--- REQUIREMENTS ---
Only the number is wanted: how many lines in the data contain "size"?

--- DATA SEGMENT ---
..............................
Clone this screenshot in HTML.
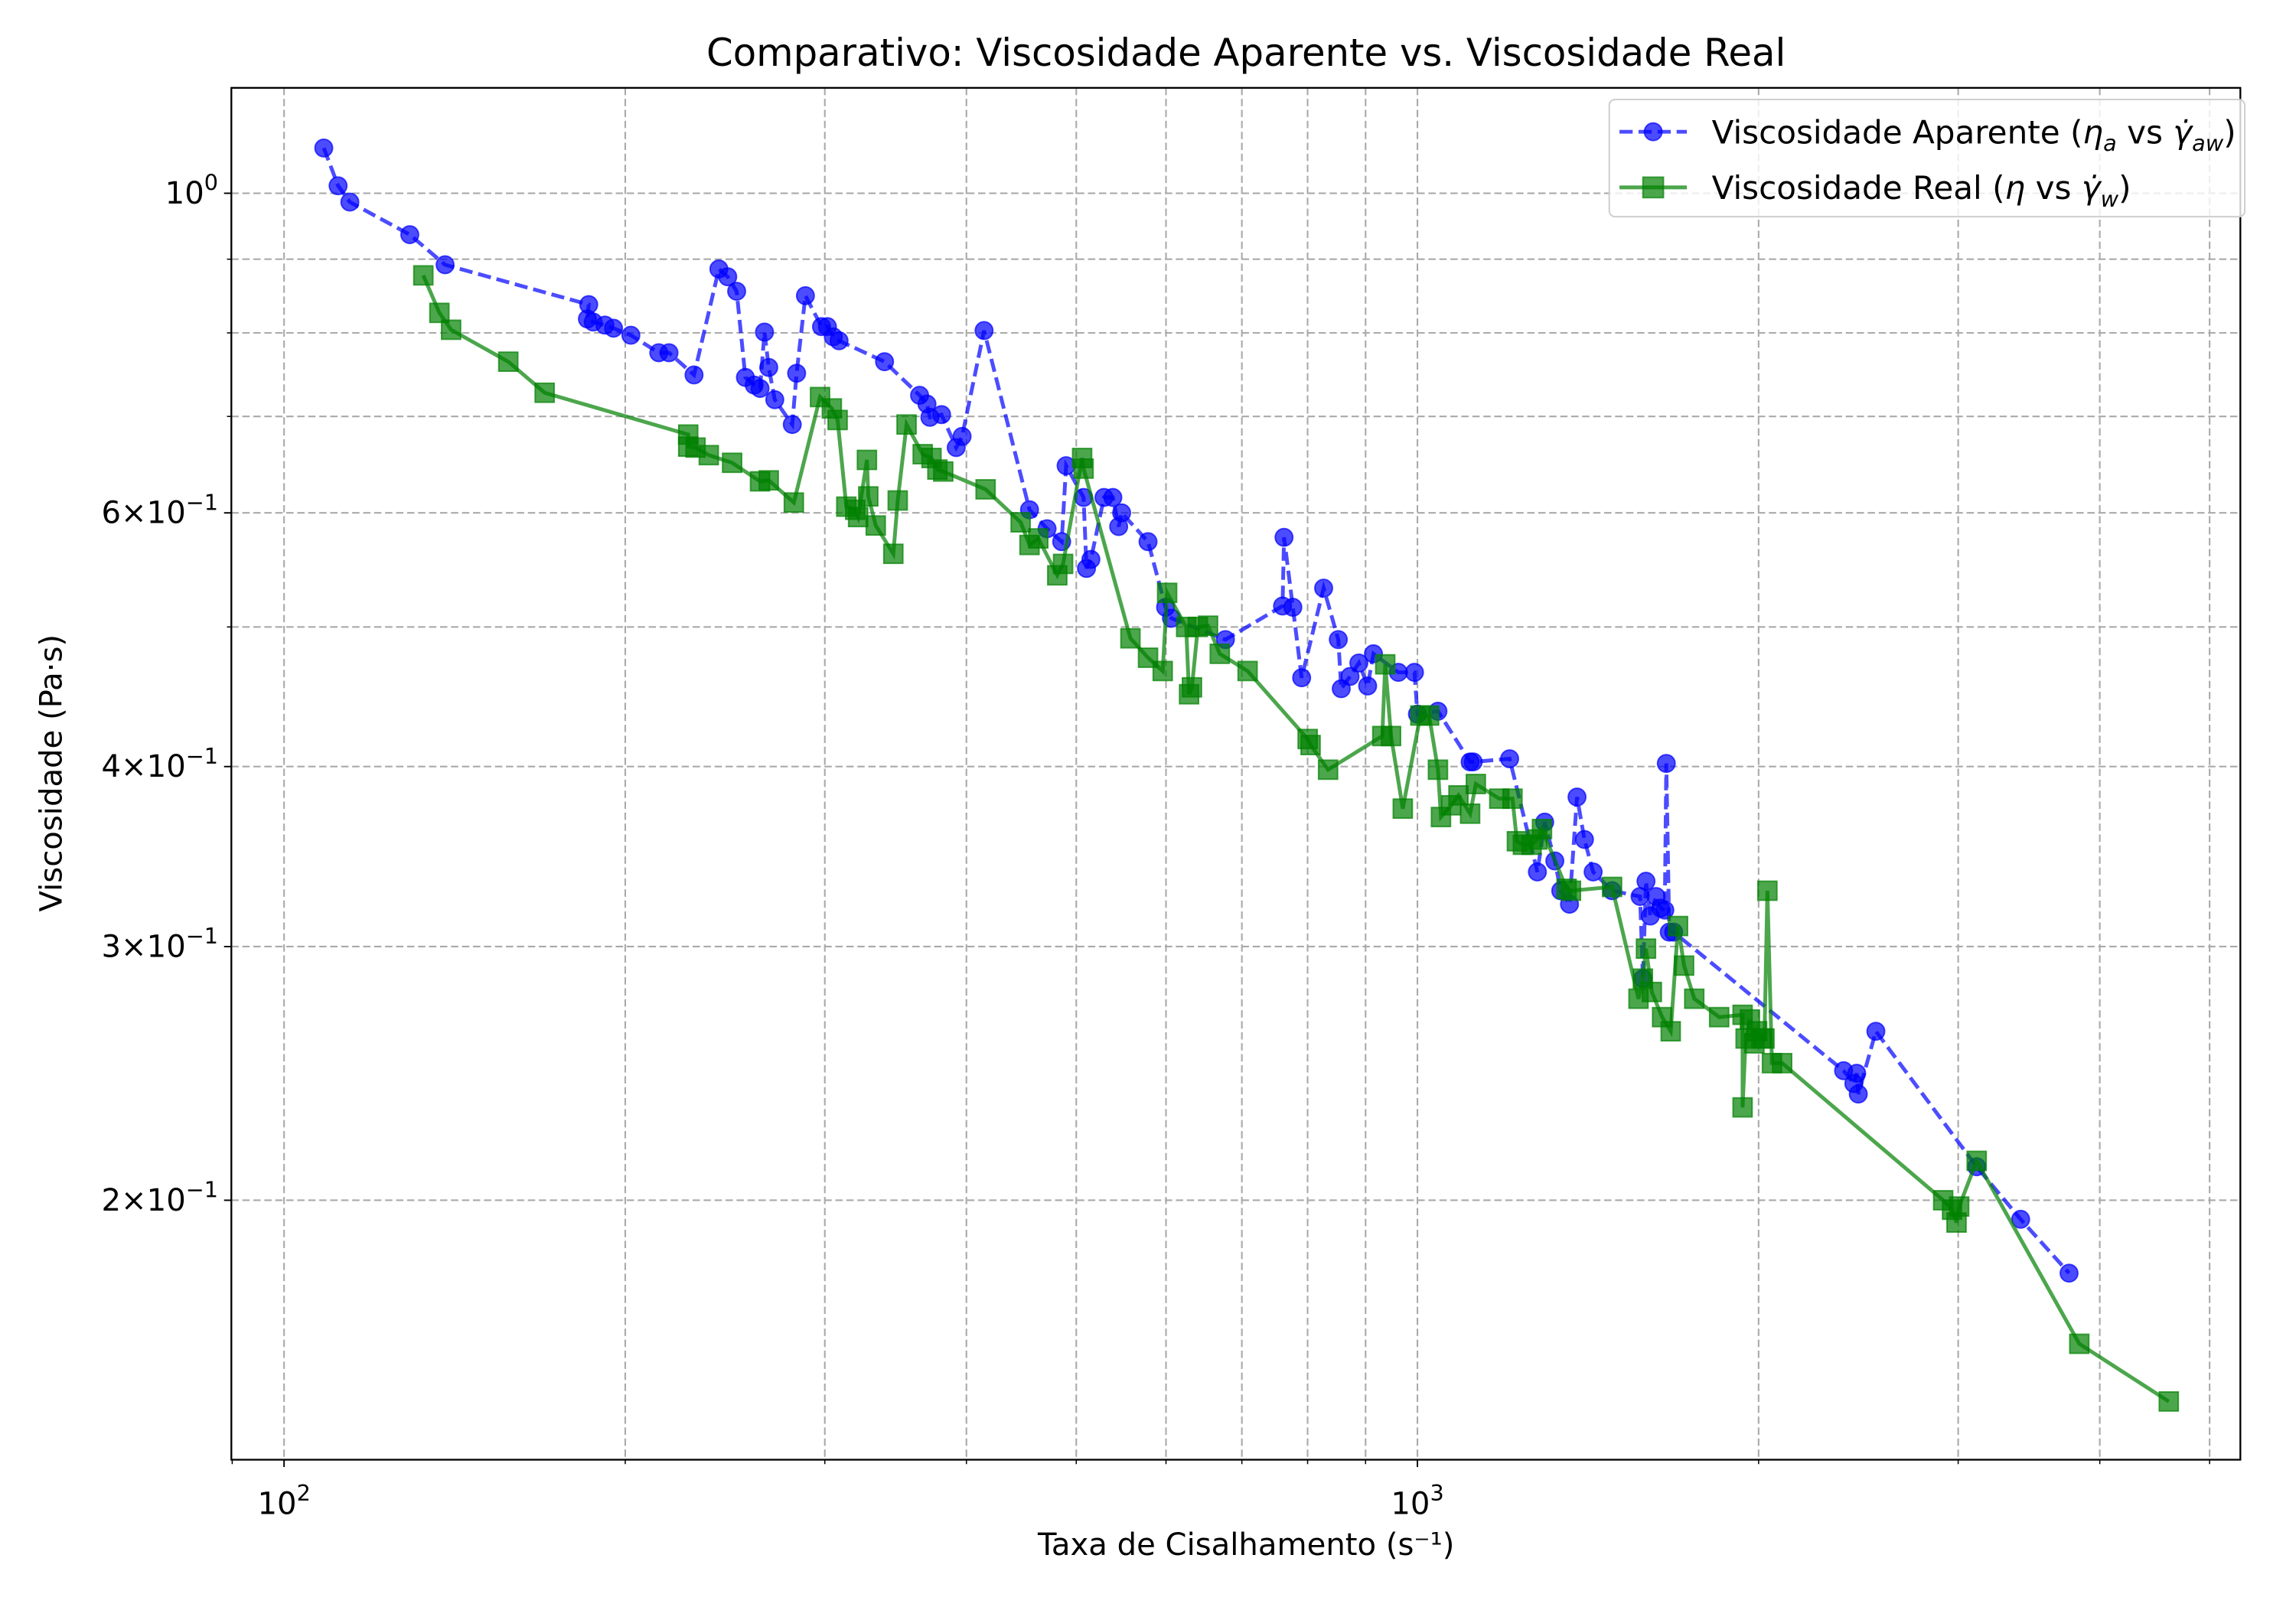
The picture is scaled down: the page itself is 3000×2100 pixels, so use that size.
<!DOCTYPE html>
<html><head><meta charset="utf-8"><style>
html,body{margin:0;padding:0;background:#fff;}
svg{display:block;font-family:"DejaVu Sans","Liberation Sans",sans-serif;}
</style></head><body>
<svg id="chart" width="3000" height="2100" viewBox="0 0 1568 1097.6" xmlns="http://www.w3.org/2000/svg">
<rect x="0" y="0" width="1568" height="1097.6" fill="#fff"/>
<g id="grid"></g>
<g id="series"></g>
<rect x="158" y="60" width="1372" height="937" fill="none" stroke="#000" stroke-width="1.2"/>
<g id="axes"></g>
<text x="851" y="45" font-size="26" text-anchor="middle">Comparativo: Viscosidade Aparente vs. Viscosidade Real</text>
<text x="851" y="1062" font-size="21" text-anchor="middle">Taxa de Cisalhamento (s⁻¹)</text>
<text transform="translate(42,528) rotate(-90)" font-size="21" text-anchor="middle">Viscosidade (Pa·s)</text>
<g>
<rect x="1099" y="68" width="434" height="80" rx="4" fill="#fff" fill-opacity="0.8" stroke="#ccc" stroke-width="1"/>
<g>
<line x1="1106" y1="90" x2="1152" y2="90" stroke="#0000ff" stroke-opacity="0.7" stroke-width="2.6" stroke-dasharray="9,4"/>
<circle cx="1129" cy="90" r="6" fill="#0000ff" fill-opacity="0.7" stroke="#0000ff" stroke-opacity="0.7"/>
<text x="1169" y="98" font-size="22">Viscosidade Aparente (<tspan font-style="italic">η</tspan><tspan font-style="italic" font-size="15" dy="5">a</tspan><tspan dy="-5"> vs </tspan><tspan font-style="italic">γ̇</tspan><tspan font-style="italic" font-size="15" dy="5">aw</tspan><tspan dy="-5">)</tspan></text>
</g>
<g>
<line x1="1106" y1="128" x2="1152" y2="128" stroke="#008000" stroke-opacity="0.7" stroke-width="2.6"/>
<rect x="1122" y="121" width="14" height="14" fill="#008000" fill-opacity="0.7" stroke="#008000" stroke-opacity="0.7"/>
<text x="1169" y="136" font-size="22">Viscosidade Real (<tspan font-style="italic">η</tspan> vs <tspan font-style="italic">γ̇</tspan><tspan font-style="italic" font-size="15" dy="5">w</tspan><tspan dy="-5">)</tspan></text>
</g>
</g>
</svg>
<script>
const apparentRate=[108.4,111.6,114.3,129.1,138.7,185.7,185.2,187.4,191.9,195.3,202.3,214.1,218.6,230.0,241.9,246.3,250.8,255.3,259.9,263.0,265.4,267.7,271.0,280.8,283.3,288.4,298.0,301.6,305.2,308.8,338.7,363.7,369.2,371.4,380.3,391.8,396.5,414.6,454.7,471.2,485.4,489.8,507.5,510.5,515.1,529.0,538.6,545.0,548.3,578.5,599.5,606.7,677.0,760.3,762.6,776.4,790.4,826.5,851.5,856.6,872.1,887.8,903.8,914.5,962,994,1000,1042.6,1113,1120,1206,1276,1295,1322,1338,1362,1383,1404,1429,1485,1572,1581,1591,1605,1624,1639,1653,1658,1668,1683,2377,2427,2441,2449,2538,3115,3406,3758];
const apparentVisc=[1.075,1.012,0.986,0.936,0.892,0.837,0.818,0.814,0.810,0.806,0.797,0.775,0.775,0.748,0.886,0.875,0.855,0.745,0.736,0.732,0.801,0.757,0.719,0.691,0.750,0.849,0.808,0.808,0.795,0.790,0.764,0.724,0.714,0.699,0.702,0.666,0.678,0.803,0.603,0.585,0.573,0.647,0.615,0.549,0.557,0.615,0.615,0.587,0.600,0.573,0.516,0.507,0.490,0.517,0.577,0.516,0.461,0.532,0.490,0.453,0.462,0.472,0.455,0.479,0.465,0.465,0.435,0.437,0.403,0.403,0.405,0.338,0.366,0.344,0.328,0.321,0.381,0.356,0.338,0.328,0.325,0.285,0.333,0.315,0.325,0.319,0.318,0.402,0.307,0.307,0.246,0.241,0.245,0.237,0.262,0.211,0.194,0.178];
const realRate=[132.7,137.1,140.4,157.7,169.8,227.3,227.3,230.7,237.0,248.5,263.0,267.7,281.7,297.1,304.3,307.9,313.4,319.1,321.0,326.8,327.7,332.7,344.8,347.9,354.2,366.0,372.6,377.1,381.6,415.9,446.6,454.7,462.9,481.1,486.8,506.0,507.5,558.2,578.5,596.0,601.4,625.1,628.8,632.5,640.1,653.5,669.3,708.2,800.1,804.9,834.0,931.1,936.7,947.8,970.7,1006,1024,1042.6,1049,1071,1087,1113,1126,1181,1213,1224,1239,1261,1276,1288,1354,1366,1485,1567,1581,1591,1610,1644,1673,1698,1719,1755,1846,1936,1936,1948,1965,1983,1994,2012,2024,2036,2055,2098,2910,2963,2990,3006,3115,3837,4602];
const realVisc=[0.877,0.826,0.804,0.764,0.727,0.680,0.667,0.666,0.658,0.650,0.631,0.632,0.610,0.722,0.709,0.696,0.606,0.603,0.596,0.653,0.616,0.588,0.562,0.612,0.691,0.659,0.655,0.643,0.641,0.623,0.591,0.570,0.576,0.543,0.553,0.655,0.644,0.491,0.476,0.466,0.528,0.500,0.449,0.454,0.500,0.501,0.479,0.466,0.418,0.414,0.398,0.420,0.471,0.420,0.374,0.434,0.434,0.398,0.369,0.376,0.382,0.371,0.389,0.380,0.380,0.355,0.353,0.353,0.356,0.362,0.329,0.328,0.330,0.276,0.285,0.299,0.279,0.268,0.262,0.310,0.291,0.276,0.268,0.269,0.232,0.259,0.267,0.257,0.262,0.259,0.259,0.328,0.249,0.249,0.200,0.197,0.193,0.198,0.213,0.159,0.145];
const xMajorTicks=[100,1000];
const xMinorTicks=[200,300,400,500,600,700,800,900,2000,3000,4000,5000];
const yGridTicks=[0.2,0.3,0.4,0.5,0.6,0.7,0.8,0.9,1.0];
const yLabelTicks=[[1.0,"10","0"],[0.6,"6×10","−1"],[0.4,"4×10","−1"],[0.3,"3×10","−1"],[0.2,"2×10","−1"]];

const NS="http://www.w3.org/2000/svg";
const X=v=>194+774*(Math.log10(v)-2);
const Y=v=>132-984*Math.log10(v);
function mk(tag,attrs,parent){const e=document.createElementNS(NS,tag);for(const k in attrs)e.setAttribute(k,attrs[k]);parent.appendChild(e);return e;}
const grid=document.getElementById('grid'),axes=document.getElementById('axes'),series=document.getElementById('series');
xMajorTicks.concat(xMinorTicks).forEach(v=>{
  const g=mk('line',{x1:X(v),x2:X(v),y1:60,y2:997,stroke:'#aaaaaa','stroke-width':1.1,'stroke-dasharray':'5,2.5'},grid);
  
  
});
yGridTicks.forEach(v=>{
  const g=mk('line',{x1:158,x2:1530,y1:Y(v),y2:Y(v),stroke:'#aaaaaa','stroke-width':1.1,'stroke-dasharray':'5,2.5'},grid);
  
  
});
xMajorTicks.forEach(v=>{
  mk('line',{x1:X(v),x2:X(v),y1:997,y2:1002,stroke:'#000','stroke-width':1},axes);
  const t=mk('text',{x:X(v),y:1034,'font-size':21,'text-anchor':'middle'},axes);
  
  
  t.innerHTML='10<tspan font-size="15" dy="-9">'+Math.round(Math.log10(v))+'</tspan>';
});
xMinorTicks.concat([90]).forEach(v=>{mk('line',{x1:X(v),x2:X(v),y1:997,y2:1000,stroke:'#000','stroke-width':0.8},axes);});
yGridTicks.forEach(v=>{mk('line',{x1:155,x2:158,y1:Y(v),y2:Y(v),stroke:'#000','stroke-width':0.8},axes);});
yLabelTicks.forEach(a=>{
  mk('line',{x1:153,x2:158,y1:Y(a[0]),y2:Y(a[0]),stroke:'#000','stroke-width':1},axes);
  const t=mk('text',{x:149,y:Y(a[0])+7,'font-size':21,'text-anchor':'end'},axes);
  
  
  t.innerHTML=a[1]+'<tspan font-size="15" dy="-9">'+a[2]+'</tspan>';
});
const ap=apparentRate.map((r,i)=>X(r)+','+Y(apparentVisc[i])).join(' ');
const l1=mk('polyline',{points:ap,fill:'none',stroke:'#0000ff','stroke-opacity':0.7,'stroke-width':2.6,'stroke-dasharray':'9,4'},series);


apparentRate.forEach((r,i)=>{
  const c=mk('circle',{cx:X(r),cy:Y(apparentVisc[i]),r:6,fill:'#0000ff','fill-opacity':0.7,stroke:'#0000ff','stroke-opacity':0.7,'stroke-width':1},series);
  
  
});
const rp=realRate.map((r,i)=>X(r)+','+Y(realVisc[i])).join(' ');
const l2=mk('polyline',{points:rp,fill:'none',stroke:'#008000','stroke-opacity':0.7,'stroke-width':2.6},series);


realRate.forEach((r,i)=>{
  const s=mk('rect',{x:X(r)-6.5,y:Y(realVisc[i])-6.5,width:13,height:13,fill:'#008000','fill-opacity':0.7,stroke:'#008000','stroke-opacity':0.7,'stroke-width':1},series);
  
  
});
</script>
</body></html>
..............................
--- OUTPUT BELOW ---
10